- Born: 1956 (age 69–70)
- Education: University of Washington
- Known for: Boeing's first female test pilot
- Aviation career
- Rank: Captain

= Suzanna Darcy-Henneman =

American test pilot

Suzanna Darcy-Henneman (some sources say her name is Susan Darcy) is a Boeing test pilot and lead test pilot of Boeing 777 program. She was a pilot of a record-breaking 21,602.22 km flight from Hong Kong to London over the Pacific Ocean, America, and the Atlantic on November 9, 2005 in a Boeing 777-200LR. She joined Boeing in 1974, spent seven years as engineer, became trainer of airline pilots, and in 1985 was named Boeing Production Test pilot.

She graduated from the University of Washington in 1981 with a Bachelor of Science degree in Aeronautics and Aeronautical Engineering.

==Career==
She joined the Boeing company in 1974 as an assistant engineer, but was inspired to fly and began to take lessons in 1977. Around the same time, she attended the University of Washington to study aeronautics and astronautics, graduating with a Bachelor of Science degree in 1981. The following year, she was promoted at Boeing to an instructor in the training department. This job involved training pilots in how the aeroplanes functioned and writing parts of the operations manuals.

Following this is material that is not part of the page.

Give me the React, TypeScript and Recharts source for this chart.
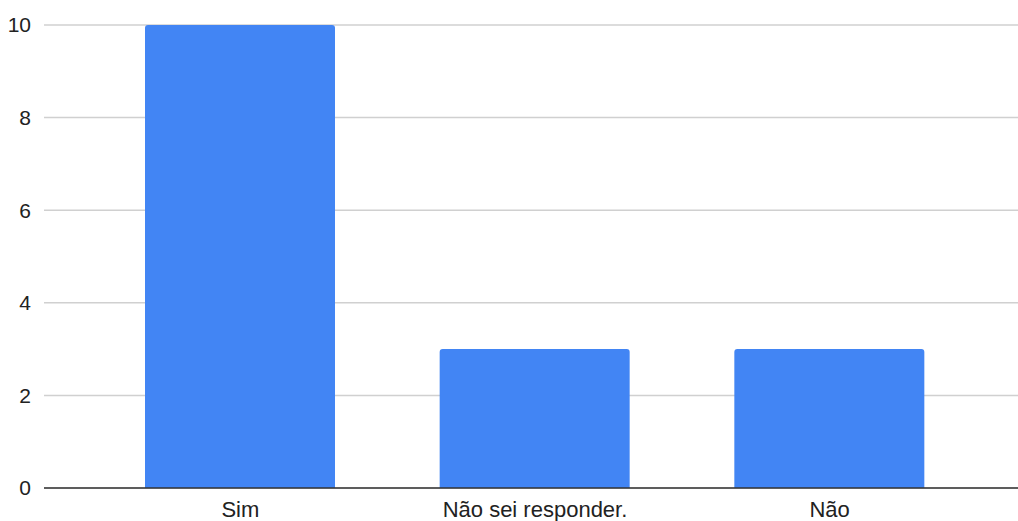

She was promoted to a test pilot position on October 31, 1985. This made her the first female test pilot employed by the company. In 1986, she was one of the speakers at the first World Aviation Education and Safety Congress, held in New Delhi. Over the next three years, Darcy accrued accreditation on the Boeing 737, 757 and 767. When she was accredited for the Boeing 747-400 in 1989, she was the first woman to Captain that type of plane. Her job also involved testing prototype planes, and on occasion, flying them to overseas buyers. By 1991, she remained one of two female test pilots for Boeing, alongside Rose Looper who joined shortly after her. She was part of the promotional Asian tour of the Boeing 777 in 1995, and was part of the team who flew a plane from Bangkok, Thailand, to Seattle in a world record time.

Suzanna appears in Season 1 Episode 1 “Flight” of Bill Nye the Science Guy in 1993 as a test pilot for Boeing.